Edward Duggan
Edward Duggan studied at Yale, graduating with a degree in engineering, and came to MIT in the early 1950s to finish his thesis. He found himself a summer job at the Instrumentation Laboratory and ended up staying. Duggan worked in mechanical engineering. He was in charge of the mechanical design of the computer, the electronic modules and the thousands of connections inside the computer and other electronics. One of his mottos was: “no computer I have anything to do with will have intermittent connections.” As a result, Ed was death on soldering. All connections were to be welded by machine, even for integrated circuit to circuit board connections. Where welding wasn’t feasible, he used automated wire wrap connections.
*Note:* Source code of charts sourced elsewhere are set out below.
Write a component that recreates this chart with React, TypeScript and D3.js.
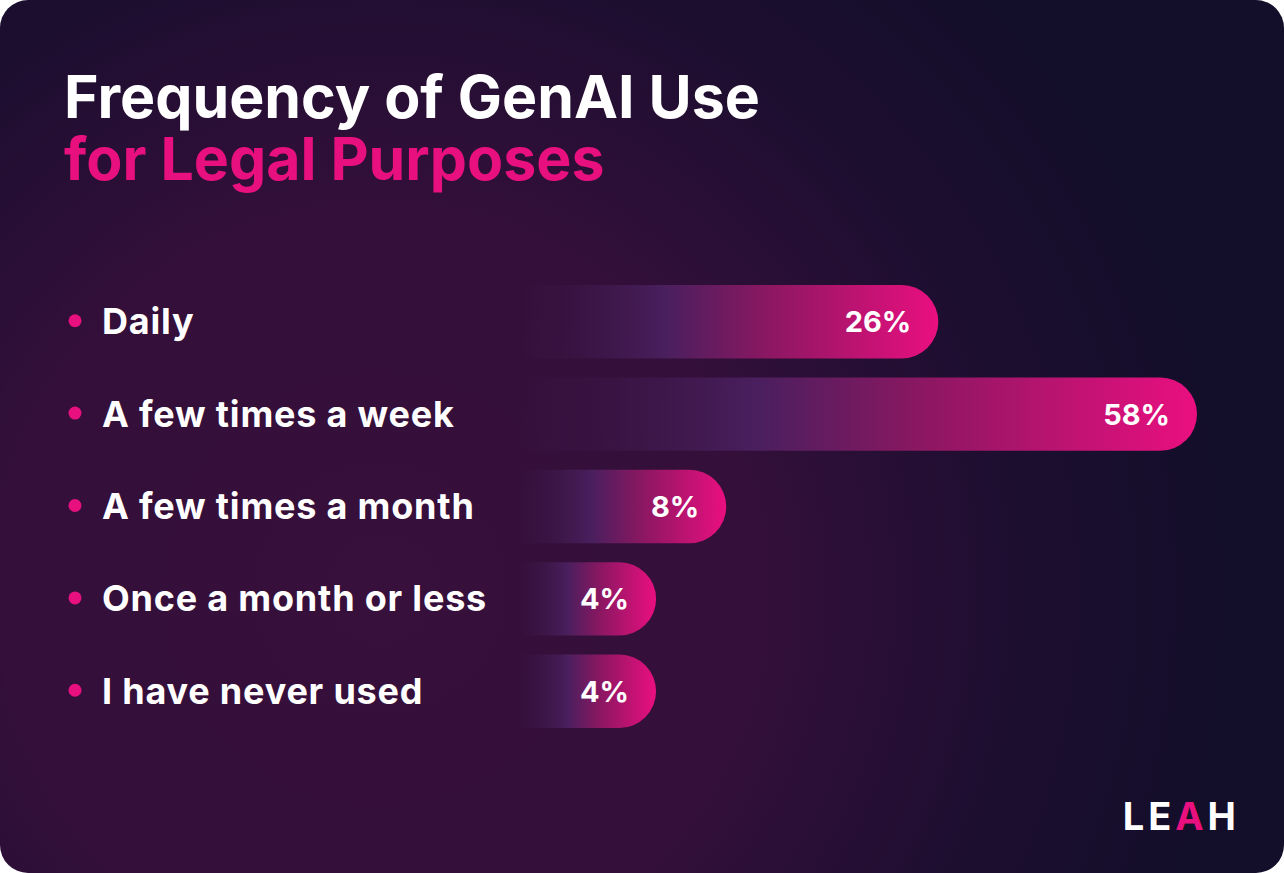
import * as d3 from 'd3';

// survey answers, top to bottom
const categories = [
  'Daily',
  'A few times a week',
  'A few times a month',
  'Once a month or less',
  'I have never used',
];
const shares = [26, 58, 8, 4, 4];
const valueLabels = ['26%', '58%', '8%', '4%', '4%'];

const titleLines = ['Frequency of GenAI Use', 'for Legal Purposes'];

const WIDTH = 1284;
const HEIGHT = 873;
const PINK = '#e8107f';
const FONT = 'Inter, "Noto Sans", sans-serif';

const BAR_LEFT = 520;
const MARGIN = { top: 285, bottom: 145 };

export default function App() {
  // rows
  const yScale = d3
    .scaleBand<string>()
    .domain(categories)
    .range([MARGIN.top, HEIGHT - MARGIN.bottom])
    .paddingInner(0.205)
    .paddingOuter(0);

  // bar length (the design stretches short bars, so a pow scale fits it best)
  const xScale = d3.scalePow().exponent(0.6).domain([0, 58]).range([0, 677]);

  const barH = yScale.bandwidth();
  const r = barH / 2;

  const barPath = (x0: number, x1: number, y: number) => {
    const p = d3.path();
    p.moveTo(x0, y);
    p.lineTo(x1 - r, y);
    p.arc(x1 - r, y + r, r, -Math.PI / 2, Math.PI / 2);
    p.lineTo(x0, y + barH);
    p.closePath();
    return p.toString();
  };

  return (
    <div>
      <style>{`body{margin:0;background:#fff}`}</style>
      <svg width={WIDTH} height={HEIGHT} style={{ display: 'block' }}>
        <defs>
          <radialGradient
            id="bg"
            gradientUnits="userSpaceOnUse"
            cx={380}
            cy={590}
            r={850}
          >
            <stop offset="0" stopColor="#37103b" />
            <stop offset="0.45" stopColor="#330f39" />
            <stop offset="0.75" stopColor="#1d0e30" />
            <stop offset="1" stopColor="#130e2a" />
          </radialGradient>
          <linearGradient id="bar" x1="0" x2="1" y1="0" y2="0">
            <stop offset="0" stopColor="#4a1f5e" stopOpacity={0} />
            <stop offset="0.1" stopColor="#3f1a4e" stopOpacity={0.3} />
            <stop offset="0.35" stopColor="#4a1f5e" stopOpacity={1} />
            <stop offset="0.6" stopColor="#8d1762" />
            <stop offset="1" stopColor="#ea0f80" />
          </linearGradient>
        </defs>

        <rect width={WIDTH} height={HEIGHT} rx={28} fill="url(#bg)" />

        {/* title */}
        <g fontFamily={FONT} fontWeight={700} fontSize={59}>
          <text x={64} y={118} fill="#fff">
            {titleLines[0]}
          </text>
          <text x={64} y={180} fill={PINK}>
            {titleLines[1]}
          </text>
        </g>

        {/* rows */}
        {categories.map((c, i) => {
          const y = yScale(c) ?? 0;
          const cy = y + barH / 2;
          const x1 = BAR_LEFT + xScale(shares[i]);
          return (
            <g key={c} fontFamily={FONT} fontWeight={700}>
              <circle cx={75} cy={cy - 1} r={6.5} fill={PINK} />
              <text
                x={102}
                y={cy + 12.5}
                fontSize={36}
                letterSpacing={0.8}
                fill="#fff"
              >
                {c}
              </text>
              <path d={barPath(BAR_LEFT, x1, y)} fill="url(#bar)" />
              <text
                x={x1 - 27}
                y={cy + 10.5}
                fontSize={29}
                fill="#fff"
                textAnchor="end"
              >
                {valueLabels[i]}
              </text>
            </g>
          );
        })}

        {/* logo */}
        <text
          x={1240}
          y={830}
          textAnchor="end"
          fontFamily={FONT}
          fontWeight={700}
          fontSize={38}
          letterSpacing={4}
          fill="#fff"
        >
          LE<tspan fill={PINK}>A</tspan>H
        </text>
      </svg>
    </div>
  );
}
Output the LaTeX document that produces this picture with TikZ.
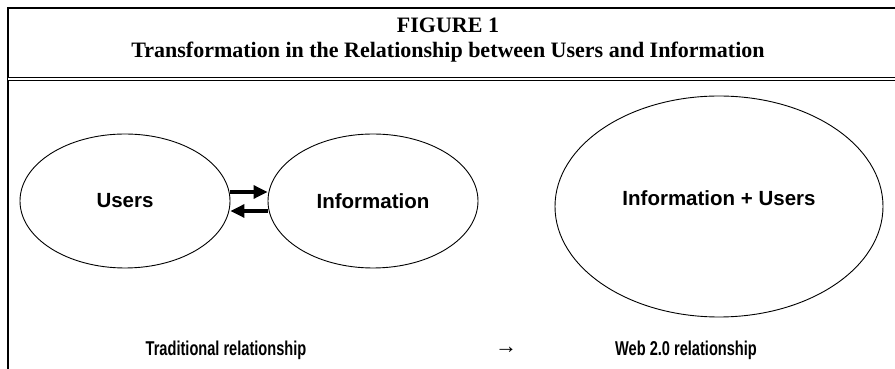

While the computer was being designed, Duggan initiated a small project to explore the feasibility of using multilayer boards for the interconnect wiring of the computer logic boards. Fortunately, this came to fruition at the same time a "show stopper" problem was discovered with the existing interconnect design. With a lot of work by Duggan, his staff, and contractors, the multilayer boards made it in time to avoid delaying the program. This was the first successful aerospace engineering use of boards with the number of layers needed for the Apollo computer.
Duggan was the Director of Electronics Mechanical Design and Production Engineering Division at Draper Labs before he died in 2014. Both before and after the Apollo work, he contributed to Navy missile programs. He worked at the Instrumentation Lab and then Draper Labs for 34 years.
Ed had spent summers in Brockton, a Boston suburb, digging ditches for the gas company. From this experience, his claim to his friends was that the Irish principle of engineering was "first, you dig a hole."